Welcome to Python Statechart’s documentation!

Contents:

Python Statechart

Documentation Status

Python UML statechart framework

Installation

At the command line:

$ easy_install statechart

Or, if you have virtualenvwrapper installed:

$ mkvirtualenv statechart
$ pip install statechart

Usage

To use Python Statechart in a project:

import statechart

Contributing

Contributions are welcome, and they are greatly appreciated! Every little bit helps, and credit will always be given.

You can contribute in many ways:

Types of Contributions

Report Bugs

Report bugs at https://github.com/leighmck/statechart/issues.

If you are reporting a bug, please include:

  • Your operating system name and version.
  • Any details about your local setup that might be helpful in troubleshooting.
  • Detailed steps to reproduce the bug.

Fix Bugs

Look through the GitHub issues for bugs. Anything tagged with “bug” is open to whoever wants to implement it.

Implement Features

Look through the GitHub issues for features. Anything tagged with “feature” is open to whoever wants to implement it.

Write Documentation

Python Statechart could always use more documentation, whether as part of the official Python Statechart docs, in docstrings, or even on the web in blog posts, articles, and such.

Submit Feedback

The best way to send feedback is to file an issue at https://github.com/leighmck/statechart/issues.

If you are proposing a feature:

  • Explain in detail how it would work.
  • Keep the scope as narrow as possible, to make it easier to implement.
  • Remember that this is a volunteer-driven project, and that contributions are welcome :)

Get Started!

Ready to contribute? Here’s how to set up statechart for local development.

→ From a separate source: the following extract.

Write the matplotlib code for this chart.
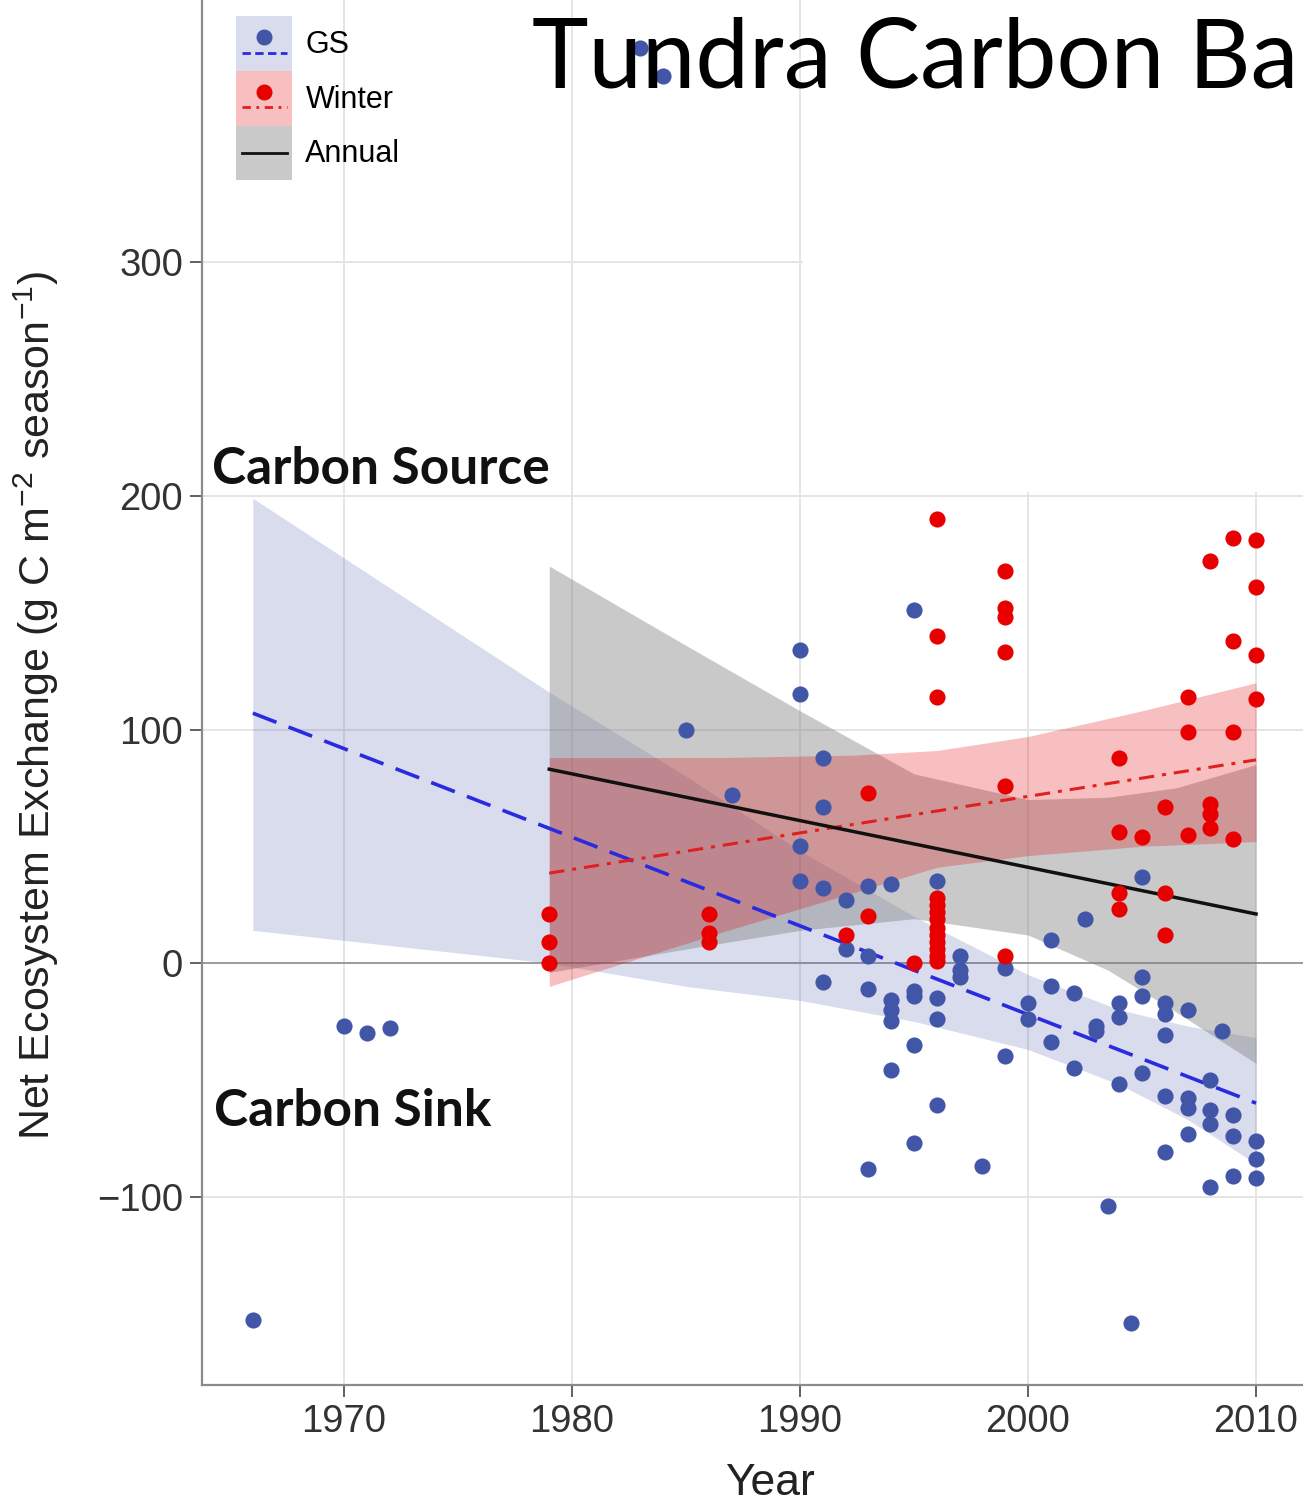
import numpy as np
import matplotlib.pyplot as plt
from matplotlib.lines import Line2D
from matplotlib.patches import Rectangle

plt.rcParams['font.family'] = ['Liberation Sans', 'DejaVu Sans']
plt.rcParams['mathtext.default'] = 'regular'

# growing season (GS) net ecosystem exchange
gs_year = [1966, 1970, 1971, 1972, 1983, 1984, 1985, 1987,
           1990, 1990, 1990, 1990,
           1991, 1991, 1991, 1991,
           1992, 1992,
           1993, 1993, 1993, 1993,
           1994, 1994, 1994, 1994, 1994,
           1995, 1995, 1995, 1995, 1995,
           1996, 1996, 1996, 1996,
           1997, 1997, 1997,
           1998,
           1999, 1999,
           2000, 2000,
           2001, 2001, 2001,
           2002, 2002, 2002.5,
           2003, 2003, 2003.5,
           2004, 2004, 2004, 2004.5,
           2005, 2005, 2005, 2005,
           2006, 2006, 2006, 2006, 2006,
           2007, 2007, 2007, 2007,
           2008, 2008, 2008, 2008, 2008.5,
           2009, 2009, 2009,
           2010, 2010, 2010]
gs_nee = [-153, -27, -30, -28, 392, 380, 100, 72,
          134, 115, 50, 35,
          88, 67, 32, -8,
          27, 6,
          33, 3, -11, -88,
          34, -16, -20, -25, -46,
          151, -12, -14, -35, -77,
          35, -15, -24, -61,
          3, -3, -6,
          -87,
          -2, -40,
          -17, -24,
          10, -10, -34,
          -13, -45, 19,
          -27, -29, -104,
          -17, -23, -52, -154,
          37, -6, -14, -47,
          -17, -22, -31, -57, -81,
          -20, -58, -62, -73,
          -50, -63, -69, -96, -29,
          -65, -74, -91,
          -76, -84, -92]

# winter net ecosystem exchange
win_year = [1979, 1979, 1979,
            1986, 1986, 1986,
            1992,
            1993, 1993,
            1995,
            1996, 1996, 1996, 1996, 1996, 1996, 1996, 1996, 1996, 1996, 1996, 1996, 1996,
            1999, 1999, 1999, 1999, 1999, 1999,
            2004, 2004, 2004, 2004,
            2005,
            2006, 2006, 2006,
            2007, 2007, 2007,
            2008, 2008, 2008, 2008,
            2009, 2009, 2009, 2009,
            2010, 2010, 2010, 2010]
win_nee = [21, 9, 0,
           21, 13, 9,
           12,
           73, 20,
           0,
           190, 140, 114, 28, 25, 22, 19, 15, 12, 9, 6, 3, 1,
           168, 152, 148, 133, 76, 3,
           88, 56, 30, 23,
           54,
           67, 30, 12,
           114, 99, 55,
           172, 68, 64, 58,
           182, 138, 99, 53,
           181, 161, 132, 113]

# fitted trends
gs_fit_year = [1966, 2010]
gs_fit = [107, -60]
win_fit_year = [1979, 2010]
win_fit = [38.5, 87]
ann_fit_year = [1979, 2010]
ann_fit = [83, 21]

# confidence bands
gs_band_year = [1966, 1979, 1985, 1990, 1995, 2000, 2004, 2007, 2010]
gs_band_lo = [14, 0, -10, -16, -25, -37, -52, -67, -86]
gs_band_hi = [199, 116, 80, 48, 20, -5, -20, -27, -32]
win_band_year = [1979, 1986.5, 1992.3, 1996, 2000, 2005, 2010]
win_band_lo = [-10, 13, 30, 41, 46, 50, 52]
win_band_hi = [88, 88, 89, 91, 97, 108, 120]
ann_band_year = [1979, 1985, 1990, 1995, 2000, 2003.5, 2006.5, 2010]
ann_band_lo = [-4, 6, 14, 19, 12, -3, -21, -43]
ann_band_hi = [170, 136, 108, 81, 70, 71, 75, 85]

W, H = 1303, 1503
fig = plt.figure(figsize=(W / 100, H / 100), dpi=100)
ax = fig.add_axes([202 / W, 1 - 1385 / H, 1 - 202 / W, 1385 / H])

gs_pt = '#4256a8'
win_pt = '#e80000'
gs_fill = '#5060b0'
ann_fill = '#808080'
win_fill = '#e00000'
gs_line = '#2a2ae0'
win_line = '#e02020'

ax.fill_between(gs_band_year, gs_band_lo, gs_band_hi, color=gs_fill, alpha=0.22, lw=0, zorder=1)
ax.fill_between(ann_band_year, ann_band_lo, ann_band_hi, color=ann_fill, alpha=0.42, lw=0, zorder=1.1)
ax.fill_between(win_band_year, win_band_lo, win_band_hi, color=win_fill, alpha=0.25, lw=0, zorder=1.2)

ax.axhline(0, color='#9c9c9c', lw=1.4, zorder=0.8)

ax.scatter(gs_year, gs_nee, s=135, color=gs_pt, lw=0, zorder=3)
ax.scatter(win_year, win_nee, s=135, color=win_pt, lw=0, zorder=3.1)

ax.plot(gs_fit_year, gs_fit, color=gs_line, lw=2.6, dashes=(7, 3.6), zorder=2.5)
ax.plot(win_fit_year, win_fit, color=win_line, lw=2.2, dashes=(5, 2.6, 1.3, 2.6), zorder=2.5)
ax.plot(ann_fit_year, ann_fit, color='#111111', lw=2.5, zorder=2.5)

ax.set_xlim(1963.77, 2012.06)
ax.set_ylim(-180.7, 412.4)
ax.set_xticks([1970, 1980, 1990, 2000, 2010])
ax.set_yticks([-100, 0, 100, 200, 300])
ax.grid(True, color='#e3e3e3', lw=1.3)
ax.set_axisbelow(True)
for s in ['top', 'right']:
    ax.spines[s].set_visible(False)
for s in ['left', 'bottom']:
    ax.spines[s].set_color('#8a8a8a')
    ax.spines[s].set_linewidth(1.6)
ax.tick_params(labelsize=27.5, length=8.5, width=1.3, color='#555555', labelcolor='#333333', pad=5)

ax.set_xlabel('Year', fontsize=32, color='#222222')
ax.xaxis.set_label_coords((770 - 202) / 1101, -0.056)
ax.set_ylabel('Net Ecosystem Exchange (g C m$^{-2}$ season$^{-1}$)', fontsize=31, color='#222222')
ax.yaxis.set_label_coords(-0.128, 0.491)

ax.text(1964.2, 205, 'Carbon Source', family='Lato', weight='bold', fontsize=37, color='#111111', va='baseline')
ax.text(1964.3, -70, 'Carbon Sink', family='Lato', weight='bold', fontsize=37, color='#111111', va='baseline')

# white patch behind the cropped title, then the title itself
fig.add_artist(Rectangle((803 / W, 1 - 492 / H), 1, 1, transform=fig.transFigure,
                         facecolor='white', edgecolor='none', zorder=5))
fig.text(532 / W, 1 - 88 / H, 'Tundra Carbon Ba', family='Lato', fontsize=69,
         color='black', va='baseline', ha='left', zorder=6)


# legend key: shaded box, point in the upper part, line below it
class KeyHandler:
    def legend_artist(self, legend, orig_handle, fontsize, handlebox):
        fill, alpha, pt, lc, dashes = orig_handle
        x0, y0 = -handlebox.xdescent, -handlebox.ydescent
        w, h = handlebox.width, handlebox.height
        tr = handlebox.get_transform()
        box = Rectangle((x0, y0), w, h, facecolor=fill, alpha=alpha, edgecolor='none', transform=tr)
        handlebox.add_artist(box)
        ly = y0 + (0.33 if pt else 0.5) * h
        ln = Line2D([x0 + 0.1 * w, x0 + 0.9 * w], [ly, ly], color=lc, lw=2.0, transform=tr)
        if dashes:
            ln.set_dashes(dashes)
        handlebox.add_artist(ln)
        if pt:
            dot = Line2D([x0 + w / 2], [y0 + 0.62 * h], marker='o', ms=10.5, color=pt, ls='none', transform=tr)
            handlebox.add_artist(dot)
        return box


keys = [(gs_fill, 0.22, gs_pt, gs_line, (3, 1.6)),
        (win_fill, 0.25, win_pt, win_line, (3, 2, 1, 2)),
        (ann_fill, 0.42, None, '#111111', None)]
fig.legend(keys, ['GS', 'Winter', 'Annual'], loc='upper left',
           bbox_to_anchor=(236 / W, 1 - 16 / H), bbox_transform=fig.transFigure,
           frameon=False, fontsize=22, handlelength=1.84, handleheight=2.38,
           labelspacing=0, handletextpad=0.43, borderpad=0, borderaxespad=0,
           handler_map={tuple: KeyHandler()})

fig.savefig('out.png', dpi=100)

  1. Fork the statechart repo on GitHub.

  2. Clone your fork locally:

    $ git clone git@github.com:your_name_here/statechart.git
    
  3. Install your local copy into a virtualenv. Assuming you have virtualenvwrapper installed, this is how you set up your fork for local development:

    $ mkvirtualenv statechart
    $ cd statechart/
    $ python setup.py develop
    
  4. Create a branch for local development:

    $ git checkout -b name-of-your-bugfix-or-feature
    

    Now you can make your changes locally.

  5. When you’re done making changes, check that your changes pass flake8 and the tests:

    $ flake8 statechart tests
    $ py.test
    

    To get flake8 and tox, just pip install them into your virtualenv.

  6. Commit your changes and push your branch to GitHub:

    $ git add .
    $ git commit -m "Your detailed description of your changes."
    $ git push origin name-of-your-bugfix-or-feature
    
  7. Submit a pull request through the GitHub website.

Pull Request Guidelines

Before you submit a pull request, check that it meets these guidelines:

  1. The pull request should include tests.
  2. If the pull request adds functionality, the docs should be updated. Put your new functionality into a function with a docstring, and add the feature to the list in README.rst.
  3. The pull request should work for Python 3.3, 3.4 and 3.5.

Tips

To run a subset of tests:

$ py.test tests.test_statechart

Credits

Development Lead

Contributors

None yet. Why not be the first?

History

0.2.0 (2016-08-02)

  • First release on PyPI.

0.2.1 (2016-08-07)

  • Final state bug fixes.

0.2.2 (2016-08-08)

  • Default transition bug fix.

0.2.3 (2016-08-10)

  • Consume event dispatched by child state unless a final state activated.

0.2.4 (2016-08-21)

  • Fix internal transition acting like local transition.

0.3.0 (2016-10-16)

  • Implement display module to generate Plant UML code of a statechart.
  • Raise runtime exception if an action is defined on top level statechart.

0.3.1 (2016-10-16)

  • Implement specific statechart deactivate function.